1 Nov. 2019 — 12:00 noon — WAG 316

Jesse Ritner (UT)

“Making Snow and Designing the X-Games: Technological Innovation and the Production of a New Ski Culture”

“Making Snow” explores the cultural and material entanglements of manufactured snow, the development and professionalization of snowmaking through a shared language of metrics, and the rise of a new “urban” ski culture, embodied by the X-Games and defined by radness. Utilizing often underappreciated trade publications, along with more frequently analyzed popular publications, popular literature, and ski movies, this paper demonstrates how snowmaking was a necessary prerequisite to the ascendancy of the ski industry in winter tourism. “Making Snow” is in conversation with two different literatures on skiing. The first, best exemplified by Annie Gilbert Coleman, studies intersections between race, class, and gender in the creation of a hegemonic ski culture.

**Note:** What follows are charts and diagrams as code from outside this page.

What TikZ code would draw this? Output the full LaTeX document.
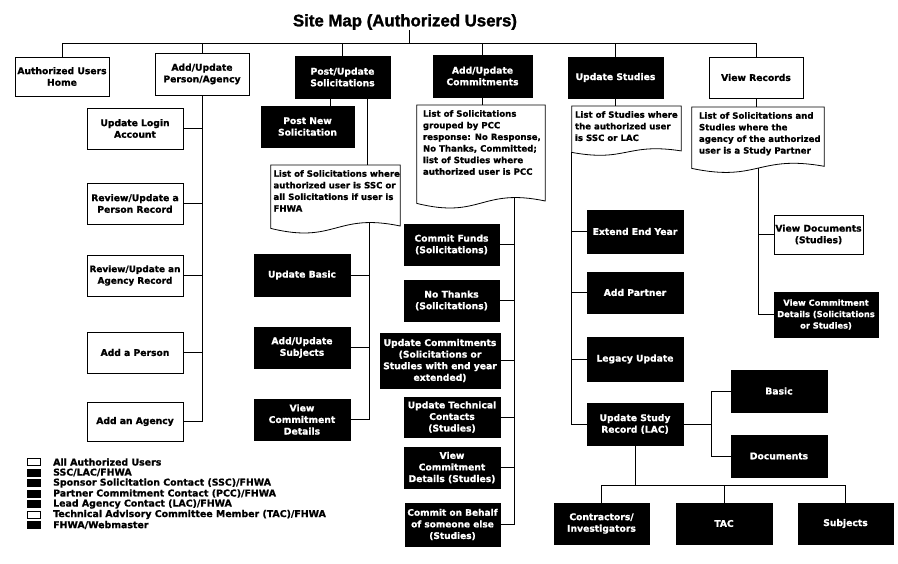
\documentclass[tikz,border=0pt]{standalone}
\usepackage{fontspec}
\setmainfont{DejaVu Sans}[FakeBold=1]
\newfontfamily\ttlfont{Liberation Sans}[FakeBold=1.5]
\usetikzlibrary{calc}
\tikzset{
  conn/.style={line width=0.8pt, draw=black},
  boxfont/.style={font=\bfseries\fontsize{9.2}{11.6}\selectfont},
  wbox/.style={draw=black, line width=0.8pt, fill=white, align=center, inner sep=1pt, boxfont},
  bbox/.style={draw=black, line width=0.8pt, fill=black, text=white, align=center, inner sep=1pt, boxfont},
  docframe/.style={inner sep=0pt, anchor=north},
  doctext/.style={anchor=north west, inner sep=0pt, align=left, font=\bfseries\fontsize{8.6}{11.6}\selectfont},
  legw/.style={draw=black, line width=0.6pt, fill=white, minimum width=13pt, minimum height=7pt, inner sep=0pt},
  legb/.style={draw=black, fill=black, minimum width=13pt, minimum height=7pt, inner sep=0pt},
  legtext/.style={anchor=west, inner sep=0pt, font=\bfseries\fontsize{9.4}{10}\selectfont},
}
\newcommand\docoutline[2]{%
  \draw[conn] let \p1=(#1.south west), \p2=(#1.south east), \p3=(#1.north west) in
   (\p3) -- (\x2,\y3) -- (\x2,{\y2+0.3*#2pt})
   .. controls ({0.5*\x1+0.5*\x2},{\y2+2*#2pt}) and ({0.5*\x1+0.5*\x2},{\y1-2*#2pt}) .. (\p1) -- cycle;}
\begin{document}
\begin{tikzpicture}[x=1pt,y=-1pt]
\useasboundingbox (0,0) rectangle (898,563);

% title
\node[font=\ttlfont\bfseries\fontsize{16.8}{20}\selectfont, inner sep=0pt] (title) at (405,22) {Site Map (Authorized Users)};
\coordinate (bus) at (409,43);

% top row
\node[wbox, minimum width=94pt, minimum height=39pt] (auh) at (62,76.5) {Authorized Users\\Home};
\node[wbox, minimum width=94pt, minimum height=42pt] (apa) at (202,74) {Add/Update\\Person/Agency};
\node[bbox, minimum width=95pt, minimum height=42pt] (pus) at (342.5,77) {Post/Update\\Solicitations};
\node[bbox, minimum width=99pt, minimum height=42pt] (auc) at (482.5,76) {Add/Update\\Commitments};
\node[bbox, minimum width=95pt, minimum height=41pt] (ust) at (615.5,77.5) {Update Studies};
\node[wbox, minimum width=94pt, minimum height=41pt] (vrc) at (756,77.5) {View Records};

\draw[conn] (title.south -| bus) -- (bus);
\draw[conn] (bus) -| (auh.north);
\draw[conn] (bus) -| (apa.north);
\draw[conn] (bus) -| (pus.north);
\draw[conn] (bus) -| (auc.north);
\draw[conn] (bus) -| (ust.north);
\draw[conn] (bus) -| (vrc.north);

% Add/Update Person/Agency column
\node[wbox, minimum width=96pt, minimum height=41pt] (ula) at (135,128.5) {Update Login\\Account};
\node[wbox, minimum width=96pt, minimum height=41pt] (rup) at (135,203.5) {Review/Update a\\Person Record};
\node[wbox, minimum width=96pt, minimum height=41pt, font=\bfseries\fontsize{8.9}{11.6}\selectfont] (rua) at (135,275.5) {Review/Update an\\Agency Record};
\node[wbox, minimum width=96pt, minimum height=41pt] (adp) at (135,352.5) {Add a Person};
\node[wbox, minimum width=96pt, minimum height=39pt] (ada) at (135,421.5) {Add an Agency};
\foreach \n in {ula,rup,rua,adp,ada} \draw[conn] (apa.south) |- (\n.east);

% Post/Update Solicitations column
\node[bbox, minimum width=93pt, minimum height=41pt] (pns) at (307.5,126.5) {Post New\\Solicitation};
\coordinate (px1) at (330,0);
\coordinate (px2) at (367,0);
\draw[conn] (pus.south -| px1) -- (pns.north -| px1);
\node[docframe, minimum width=129pt, minimum height=63pt] (doc1) at (335.5,165) {};
\docoutline{doc1}{8}
\node[doctext] (doc1t) at ($(doc1.north west)+(2.5pt,-5pt)$) {List of Solicitations where\\authorized user is SSC or\\all Solicitations if user is\\FHWA};
\draw[conn] (pus.south -| px2) -- (doc1.north -| px2);
\node[bbox, minimum width=96pt, minimum height=42pt] (ubs) at (302,275) {Update Basic};
\node[bbox, minimum width=96pt, minimum height=41pt] (aus) at (302,347.5) {Add/Update\\Subjects};
\node[bbox, minimum width=96pt, minimum height=41pt] (vcd1) at (302,419.5) {View\\Commitment\\Details};
\coordinate (d1b) at (369,222.2);
\foreach \n in {ubs,aus,vcd1} \draw[conn] (d1b) |- (\n.east);

% Add/Update Commitments column
\node[docframe, minimum width=128pt, minimum height=98pt] (doc2) at (481,105) {};
\docoutline{doc2}{8}
\node[doctext] (doc2t) at ($(doc2.north west)+(6pt,-5pt)$) {List of Solicitations\\grouped by PCC\\response: No Response,\\No Thanks, Committed;\\list of Studies where\\authorized user is PCC};
\draw[conn] (auc.south) -- (auc.south |- doc2.north);
\node[bbox, minimum width=95pt, minimum height=41pt] (cfs) at (451.5,244.5) {Commit Funds\\(Solicitations)};
\node[bbox, minimum width=95pt, minimum height=41pt] (nts) at (451.5,300.5) {No Thanks\\(Solicitations)};
\node[bbox, minimum width=120pt, minimum height=55pt] (ucm) at (440,360.5) {Update Commitments\\(Solicitations or\\Studies with end year\\extended)};
\node[bbox, minimum width=96pt, minimum height=40pt] (utc) at (452,417) {Update Technical\\Contacts\\(Studies)};
\node[bbox, minimum width=96pt, minimum height=41pt] (vcd2) at (452,467.5) {View\\Commitment\\Details (Studies)};
\node[bbox, minimum width=95pt, minimum height=43pt, font=\bfseries\fontsize{9}{11.6}\selectfont] (cob) at (452.5,524.5) {Commit on Behalf\\of someone else\\(Studies)};
\coordinate (d2b) at (514,197.2);
\foreach \n in {cfs,nts,ucm,utc,vcd2,cob} \draw[conn] (d2b) |- (\n.east);

% Update Studies column
\node[docframe, minimum width=109pt, minimum height=46pt] (doc3) at (626.5,106) {};
\docoutline{doc3}{5}
\node[doctext] (doc3t) at ($(doc3.north west)+(3pt,-5pt)$) {List of Studies where\\the authorized user\\is SSC or LAC};
\draw[conn] (ust.south) -- (ust.south |- doc3.north);
\node[bbox, minimum width=96pt, minimum height=43pt] (eey) at (635,231.5) {Extend End Year};
\node[bbox, minimum width=96pt, minimum height=41pt] (adpt) at (635,292.5) {Add Partner};
\node[bbox, minimum width=96pt, minimum height=44pt] (lgu) at (635,359) {Legacy Update};
\node[bbox, minimum width=96pt, minimum height=42pt] (usr) at (635,424) {Update Study\\Record (LAC)};
\foreach \n in {eey,adpt,lgu,usr} \draw[conn] (doc3.south west) |- (\n.west);

% Update Study Record children
\node[bbox, minimum width=96pt, minimum height=42pt] (bas) at (779,391) {Basic};
\node[bbox, minimum width=96pt, minimum height=42pt] (docs) at (779,456) {Documents};
\coordinate (usrj) at (711,424);
\draw[conn] (usr.east) -- (usrj) |- (bas.west);
\draw[conn] (usrj) |- (docs.west);
\node[bbox, minimum width=95pt, minimum height=41pt] (cin) at (601.5,523.5) {Contractors/\\Investigators};
\node[bbox, minimum width=96pt, minimum height=41pt] (tac) at (724,523.5) {TAC};
\node[bbox, minimum width=95pt, minimum height=41pt] (sbj) at (845.5,523.5) {Subjects};
\coordinate (bb) at (635,485);
\draw[conn] (usr.south) -- (bb);
\draw[conn] (bb) -| (cin.north);
\draw[conn] (bb) -| (tac.north);
\draw[conn] (bb) -| (sbj.north);

% View Records column
\node[docframe, minimum width=132pt, minimum height=61pt] (doc4) at (758,107) {};
\docoutline{doc4}{7}
\node[doctext] (doc4t) at ($(doc4.north west)+(7pt,-5pt)$) {List of Solicitations and\\Studies where the\\agency of the authorized\\user is a Study Partner};
\draw[conn] (vrc.south) -- (vrc.south |- doc4.north);
\node[wbox, minimum width=89pt, minimum height=39pt] (vdc) at (818.5,234.5) {View Documents\\(Studies)};
\node[bbox, minimum width=104pt, minimum height=45pt, font=\bfseries\fontsize{8.3}{11.4}\selectfont] (vcd3) at (826,314.5) {View Commitment\\Details (Solicitations\\or Studies)};
\coordinate (d4b) at (758,167.7);
\draw[conn] (d4b) |- (vdc.west);
\draw[conn] (d4b) |- (vcd3.west);

% legend
\node[legw] (lg1) at (33.5,462) {};
\node[legb] (lg2) at (33.5,472.5) {};
\node[legb] (lg3) at (33.5,483) {};
\node[legb] (lg4) at (33.5,493.5) {};
\node[legb] (lg5) at (33.5,504) {};
\node[legw] (lg6) at (33.5,514.5) {};
\node[legb] (lg7) at (33.5,525) {};
\node[legtext] (lt1) at (53,462) {All Authorized Users};
\node[legtext] (lt2) at (53,472.5) {SSC/LAC/FHWA};
\node[legtext] (lt3) at (53,483) {Sponsor Solicitation Contact (SSC)/FHWA};
\node[legtext] (lt4) at (53,493.5) {Partner Commitment Contact (PCC)/FHWA};
\node[legtext] (lt5) at (53,504) {Lead Agency Contact (LAC)/FHWA};
\node[legtext] (lt6) at (53,514.5) {Technical Advisory Committee Member (TAC)/FHWA};
\node[legtext] (lt7) at (53,525) {FHWA/Webmaster};
\end{tikzpicture}
\end{document}
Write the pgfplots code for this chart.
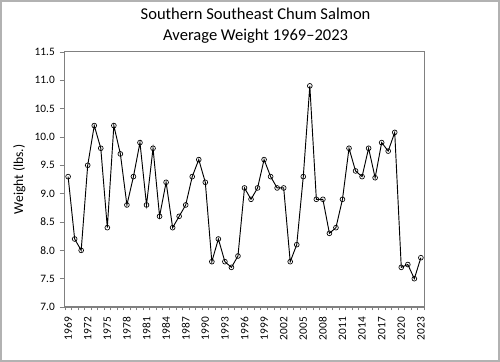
\documentclass[border=0pt]{standalone}
\usepackage{pgfplots}
\pgfplotsset{compat=1.18}
\usepackage{fontspec}
\setmainfont{Carlito}
\begin{document}
\begin{tikzpicture}
\draw[gray!60, line width=1.2pt] (0.75pt,0.75pt) rectangle (374.25pt,270.75pt);
\node[align=center, font=\fontsize{12.4}{15.5}\selectfont] at (191.7pt,252pt) {Southern Southeast Chum Salmon\\Average Weight 1969--2023};
\begin{axis}[
  at={(48.75pt,41.25pt)}, anchor=south west,
  scale only axis, width=269.25pt, height=191.25pt,
  xmin=1968.5, xmax=2023.5, ymin=7, ymax=11.5,
  xtick={1969,1972,...,2023},
  minor xtick={1968.5,1969.5,...,2023.5},
  ytick={7,7.5,...,11.5},
  yticklabel style={/pgf/number format/.cd, fixed, fixed zerofill, precision=1},
  xticklabel style={rotate=90, anchor=east, /pgf/number format/1000 sep={}},
  /pgf/number format/assume math mode=true,
  tick label style={font=\fontsize{8.5}{10}\selectfont},
  ylabel={Weight (lbs.)},
  ylabel style={font=\fontsize{10.2}{12}\selectfont},
  axis line style={gray, line width=0.9pt},
  tick style={gray, line width=0.5pt},
  tick align=outside,
  major tick length=4pt, minor tick length=2.5pt,
  major x tick style={draw=none},
  minor x tick style={draw=gray},
  xtick pos=bottom, ytick pos=left,
]
\addplot[black, line width=0.7pt, mark=o, mark size=1.8pt, mark options={fill=white, line width=0.5pt}] coordinates {
(1969,9.3) (1970,8.2) (1971,8.0) (1972,9.5) (1973,10.2) (1974,9.8) (1975,8.4)
(1976,10.2) (1977,9.7) (1978,8.8) (1979,9.3) (1980,9.9) (1981,8.8) (1982,9.8)
(1983,8.6) (1984,9.2) (1985,8.4) (1986,8.6) (1987,8.8) (1988,9.3) (1989,9.6)
(1990,9.2) (1991,7.8) (1992,8.2) (1993,7.8) (1994,7.7) (1995,7.9) (1996,9.1)
(1997,8.9) (1998,9.1) (1999,9.6) (2000,9.3) (2001,9.1) (2002,9.1) (2003,7.8)
(2004,8.1) (2005,9.3) (2006,10.9) (2007,8.9) (2008,8.9) (2009,8.3) (2010,8.4)
(2011,8.9) (2012,9.8) (2013,9.4) (2014,9.3) (2015,9.8) (2016,9.28) (2017,9.9)
(2018,9.75) (2019,10.08) (2020,7.7) (2021,7.75) (2022,7.5) (2023,7.87)
};
\end{axis}
\end{tikzpicture}
\end{document}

The second, most recently explored by historians Andrew Denning and Michael Childers, interrogates skiers’ relationship to environment through analysis of discourse and political activism respectively. In contrast to these two prevailing analyses, “Making Snow” demonstrates the hybrid relationship of various discourses of environment and ski culture with alpine skiing’s material foundations. In the process, this paper suggests how a case study of the ski industry can demonstrate the limits of capital-driven resilience strategies to deal with long-term industry-threatening crises such as climate change.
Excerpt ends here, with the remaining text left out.